- Purpose: used to follow the longitudinal course of Parkinson's disease

= Unified Parkinson's Disease Rating Scale =

Rating scale consisting of a conglomerate of other rating scales

The Unified Parkinson's Disease Rating Scale (UPDRS) is used to follow the longitudinal course of Parkinson's disease. The UPD rating scale is the most commonly used scale in the clinical study of Parkinson's disease.

The UPDRS is made up of these sections:
- Part I: evaluation of mentation, behavior, and mood
- Part II: self-evaluation of the activities of daily life (ADLs) including speech, swallowing, handwriting, dressing, hygiene, falling, salivating, turning in bed, walking, and cutting food
- Part III: clinician-scored monitored motor evaluation
- Part IV: complications of therapy
- Part V: Hoehn and Yahr staging of severity of Parkinson's disease
- Part VI: Schwab and England ADL scale

These are evaluated by interview and clinical observation. Some sections require multiple grades assigned to each extremity.

Clinicians and researchers alike use the UPDRS and the motor section in particular to follow the progression of a person's Parkinson's disease. Scientific researchers use it to measure benefits from a given therapy in a more unified and accepted rating system. Neurologists also use it in clinical practice to follow the progression of their patients' symptoms in a more objective manner.

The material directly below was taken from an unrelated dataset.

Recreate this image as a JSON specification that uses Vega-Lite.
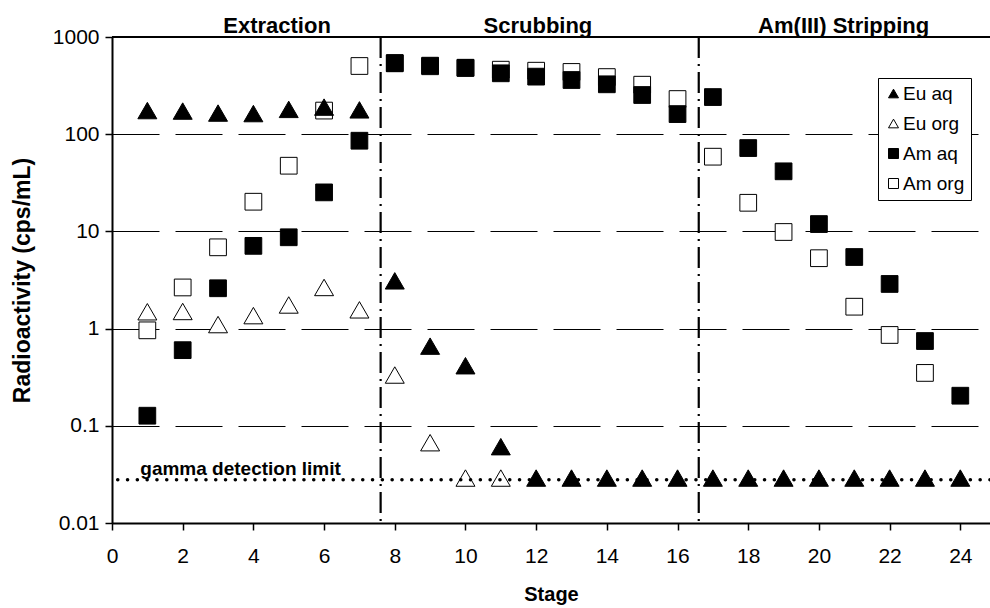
{
  "$schema": "https://vega.github.io/schema/vega-lite/v6.json",
  "width": 878,
  "height": 486,
  "autosize": {"type": "none"},
  "padding": {"left": 112, "top": 37, "right": 0, "bottom": 85},
  "background": "white",
  "config": {
    "font": "Liberation Sans",
    "view": {"stroke": null},
    "axis": {
      "labelFont": "Liberation Sans", "labelFontSize": 21, "labelColor": "black",
      "titleFont": "Liberation Sans", "titleFontSize": 20, "titleFontWeight": "bold", "titleColor": "black",
      "domainColor": "black", "tickColor": "black"
    },
    "legend": {
      "orient": "none", "legendX": 766, "legendY": 41,
      "labelFont": "Liberation Sans", "labelFontSize": 19, "labelColor": "black",
      "padding": 6, "rowPadding": 10, "labelOffset": 0,
      "strokeColor": "black", "fillColor": "white",
      "symbolSize": 100, "symbolStrokeWidth": 1
    }
  },
  "datasets": {
    "am": [
      {"stage": 1, "value": 0.96, "series": "Am org"},
      {"stage": 2, "value": 2.65, "series": "Am org"},
      {"stage": 3, "value": 6.86, "series": "Am org"},
      {"stage": 4, "value": 20.2, "series": "Am org"},
      {"stage": 5, "value": 47.4, "series": "Am org"},
      {"stage": 6, "value": 175, "series": "Am org"},
      {"stage": 7, "value": 503, "series": "Am org"},
      {"stage": 8, "value": 540, "series": "Am org"},
      {"stage": 9, "value": 500, "series": "Am org"},
      {"stage": 10, "value": 480, "series": "Am org"},
      {"stage": 11, "value": 461, "series": "Am org"},
      {"stage": 12, "value": 450, "series": "Am org"},
      {"stage": 13, "value": 437, "series": "Am org"},
      {"stage": 14, "value": 387, "series": "Am org"},
      {"stage": 15, "value": 323, "series": "Am org"},
      {"stage": 16, "value": 230, "series": "Am org"},
      {"stage": 17, "value": 58.7, "series": "Am org"},
      {"stage": 18, "value": 19.7, "series": "Am org"},
      {"stage": 19, "value": 9.86, "series": "Am org"},
      {"stage": 20, "value": 5.3, "series": "Am org"},
      {"stage": 21, "value": 1.68, "series": "Am org"},
      {"stage": 22, "value": 0.86, "series": "Am org"},
      {"stage": 23, "value": 0.35, "series": "Am org"},
      {"stage": 1, "value": 0.127, "series": "Am aq"},
      {"stage": 2, "value": 0.6, "series": "Am aq"},
      {"stage": 3, "value": 2.6, "series": "Am aq"},
      {"stage": 4, "value": 7.1, "series": "Am aq"},
      {"stage": 5, "value": 8.7, "series": "Am aq"},
      {"stage": 6, "value": 25.2, "series": "Am aq"},
      {"stage": 7, "value": 85.7, "series": "Am aq"},
      {"stage": 8, "value": 536, "series": "Am aq"},
      {"stage": 9, "value": 507, "series": "Am aq"},
      {"stage": 10, "value": 483, "series": "Am aq"},
      {"stage": 11, "value": 423, "series": "Am aq"},
      {"stage": 12, "value": 391, "series": "Am aq"},
      {"stage": 13, "value": 361, "series": "Am aq"},
      {"stage": 14, "value": 326, "series": "Am aq"},
      {"stage": 15, "value": 253, "series": "Am aq"},
      {"stage": 16, "value": 161, "series": "Am aq"},
      {"stage": 17, "value": 241, "series": "Am aq"},
      {"stage": 18, "value": 72, "series": "Am aq"},
      {"stage": 19, "value": 41.5, "series": "Am aq"},
      {"stage": 20, "value": 11.9, "series": "Am aq"},
      {"stage": 21, "value": 5.45, "series": "Am aq"},
      {"stage": 22, "value": 2.88, "series": "Am aq"},
      {"stage": 23, "value": 0.745, "series": "Am aq"},
      {"stage": 24, "value": 0.204, "series": "Am aq"}
    ],
    "eu": [
      {"stage": 1, "value": 1.49, "series": "Eu org"},
      {"stage": 2, "value": 1.5, "series": "Eu org"},
      {"stage": 3, "value": 1.1, "series": "Eu org"},
      {"stage": 4, "value": 1.36, "series": "Eu org"},
      {"stage": 5, "value": 1.75, "series": "Eu org"},
      {"stage": 6, "value": 2.65, "series": "Eu org"},
      {"stage": 7, "value": 1.56, "series": "Eu org"},
      {"stage": 8, "value": 0.333, "series": "Eu org"},
      {"stage": 9, "value": 0.067, "series": "Eu org"},
      {"stage": 10, "value": 0.029, "series": "Eu org"},
      {"stage": 11, "value": 0.029, "series": "Eu org"},
      {"stage": 1, "value": 175, "series": "Eu aq"},
      {"stage": 2, "value": 173, "series": "Eu aq"},
      {"stage": 3, "value": 165, "series": "Eu aq"},
      {"stage": 4, "value": 163, "series": "Eu aq"},
      {"stage": 5, "value": 180, "series": "Eu aq"},
      {"stage": 6, "value": 190, "series": "Eu aq"},
      {"stage": 7, "value": 178, "series": "Eu aq"},
      {"stage": 8, "value": 3.1, "series": "Eu aq"},
      {"stage": 9, "value": 0.66, "series": "Eu aq"},
      {"stage": 10, "value": 0.415, "series": "Eu aq"},
      {"stage": 11, "value": 0.061, "series": "Eu aq"},
      {"stage": 12, "value": 0.029, "series": "Eu aq"},
      {"stage": 13, "value": 0.029, "series": "Eu aq"},
      {"stage": 14, "value": 0.029, "series": "Eu aq"},
      {"stage": 15, "value": 0.029, "series": "Eu aq"},
      {"stage": 16, "value": 0.029, "series": "Eu aq"},
      {"stage": 17, "value": 0.029, "series": "Eu aq"},
      {"stage": 18, "value": 0.029, "series": "Eu aq"},
      {"stage": 19, "value": 0.029, "series": "Eu aq"},
      {"stage": 20, "value": 0.029, "series": "Eu aq"},
      {"stage": 21, "value": 0.029, "series": "Eu aq"},
      {"stage": 22, "value": 0.029, "series": "Eu aq"},
      {"stage": 23, "value": 0.029, "series": "Eu aq"},
      {"stage": 24, "value": 0.029, "series": "Eu aq"}
    ],
    "sections": [
      {"stage": 4.67, "label": "Extraction"},
      {"stage": 12.05, "label": "Scrubbing"},
      {"stage": 20.7, "label": "Am(III) Stripping"}
    ],
    "boundaries": [{"stage": 7.6}, {"stage": 16.6}],
    "limit": [{"stage": 0.8, "value": 0.0278, "label": "gamma detection limit"}]
  },
  "layer": [
    {
      "data": {"name": "boundaries"},
      "mark": {"type": "rule", "color": "black", "strokeWidth": 2.2, "strokeDash": [21, 6, 2, 6]},
      "encoding": {
        "x": {"field": "stage", "type": "quantitative", "scale": {"domain": [0, 24.84], "nice": false, "zero": false},
          "axis": {"values": [0, 2, 4, 6, 8, 10, 12, 14, 16, 18, 20, 22, 24], "grid": false, "title": "Stage",
            "domainWidth": 2, "tickSize": 7, "tickWidth": 1.5, "labelPadding": 15, "titlePadding": 18, "labelFlush": false}}
      }
    },
    {
      "data": {"name": "am"},
      "mark": {"type": "point", "filled": true, "opacity": 1, "strokeWidth": 1, "size": 280},
      "encoding": {
        "x": {"field": "stage", "type": "quantitative"},
        "y": {"field": "value", "type": "quantitative",
          "scale": {"type": "log", "domain": [0.01, 1000], "nice": false},
          "axis": {"values": [0.01, 0.1, 1, 10, 100, 1000], "format": "~g", "grid": true, "gridDash": [47, 16],
            "gridColor": "black", "gridWidth": 1, "title": "Radioactivity (cps/mL)", "titleFontSize": 23,
            "domainWidth": 2, "tickSize": 7, "tickWidth": 1.5, "labelPadding": 6, "titlePadding": 18}},
        "shape": {"field": "series", "type": "nominal", "title": null,
          "scale": {"domain": ["Eu aq", "Eu org", "Am aq", "Am org"], "range": ["triangle-up", "triangle-up", "square", "square"]}},
        "fill": {"field": "series", "type": "nominal", "title": null,
          "scale": {"domain": ["Eu aq", "Eu org", "Am aq", "Am org"], "range": ["black", "white", "black", "white"]}},
        "stroke": {"field": "series", "type": "nominal", "title": null,
          "scale": {"domain": ["Eu aq", "Eu org", "Am aq", "Am org"], "range": ["black", "black", "black", "black"]}}
      }
    },
    {
      "data": {"name": "eu"},
      "mark": {"type": "point", "filled": true, "opacity": 1, "strokeWidth": 1, "size": 360},
      "encoding": {
        "x": {"field": "stage", "type": "quantitative"},
        "y": {"field": "value", "type": "quantitative"},
        "shape": {"field": "series", "type": "nominal", "title": null},
        "fill": {"field": "series", "type": "nominal", "title": null},
        "stroke": {"field": "series", "type": "nominal", "title": null}
      }
    },
    {
      "data": {"name": "limit"},
      "mark": {"type": "rule", "color": "black", "strokeWidth": 3.5, "strokeCap": "round", "strokeDash": [0.1, 9.7]},
      "encoding": {"y": {"field": "value", "type": "quantitative"}}
    },
    {
      "data": {"name": "limit"},
      "mark": {"type": "text", "align": "left", "baseline": "alphabetic", "dy": -5, "fontSize": 19, "fontWeight": "bold", "color": "black"},
      "encoding": {
        "x": {"field": "stage", "type": "quantitative"},
        "y": {"field": "value", "type": "quantitative"},
        "text": {"field": "label"}
      }
    },
    {
      "data": {"name": "sections"},
      "mark": {"type": "rule", "color": "black", "strokeWidth": 2},
      "encoding": {"y": {"datum": 1000}}
    },
    {
      "data": {"name": "sections"},
      "mark": {"type": "text", "align": "center", "baseline": "alphabetic", "dy": -4, "fontSize": 22, "fontWeight": "bold", "color": "black"},
      "encoding": {
        "x": {"field": "stage", "type": "quantitative"},
        "y": {"datum": 1000},
        "text": {"field": "label"}
      }
    }
  ]
}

Following the UPDRS scores over time provides insight into the patient's disease progression. For instance Michael J. Fox's symptoms started with a slight tremor, so his motor score would have been less than 10. For most patients, the "mentation, behavior and mood" scores increase later in the disease, but a subset exists for whom those symptoms develop early on.

==Similar rating scales==
Other rating scales for Parkinson's disease are the Hoehn and Yahr scale and Schwab and England activities of daily living scale, although both of these measures are currently included within the UPDRS in modified format.

==MDS-UPDRS==
In 2007, the Movement Disorder Society (MDS) published a revision of the UPDRS, known as the MDS-UPDRS. The revision became desirable after an MDS-sponsored Task Force on Rating Scales for Parkinson's Disease highlighted the limitations of the original UPDRS. Two major limitations include the lack of consistent anchor among subscales and the low emphasis on the nonmotor features of PD. The modified UPDRS retains the four-scale structure with a reorganization of the various subscales. Score ranges from 0 to 260, with 0 indicating no disability and 260 indicating total disability. The scales are:
- Part I: Nonmotor experiences of daily living: 13 items. Score range: 0–52, 10 and below is mild, 22 and above is severe.
- Part II: Motor experiences of daily living: 13 items. Score range: 0–52, 12 and below is mild, 30 and above is severe.
- Part III: Motor examination: 18 items. Score range: 0–132, 32 and below is mild, 59 and above is severe.
- Part IV: Motor complications: 6 items. Score range: 0–24, 4 and below is mild, 13 and above is severe.

Each item has 0–4 ratings: 0 (normal), 1 (slight), 2 (mild), 3 (moderate), and 4 (severe).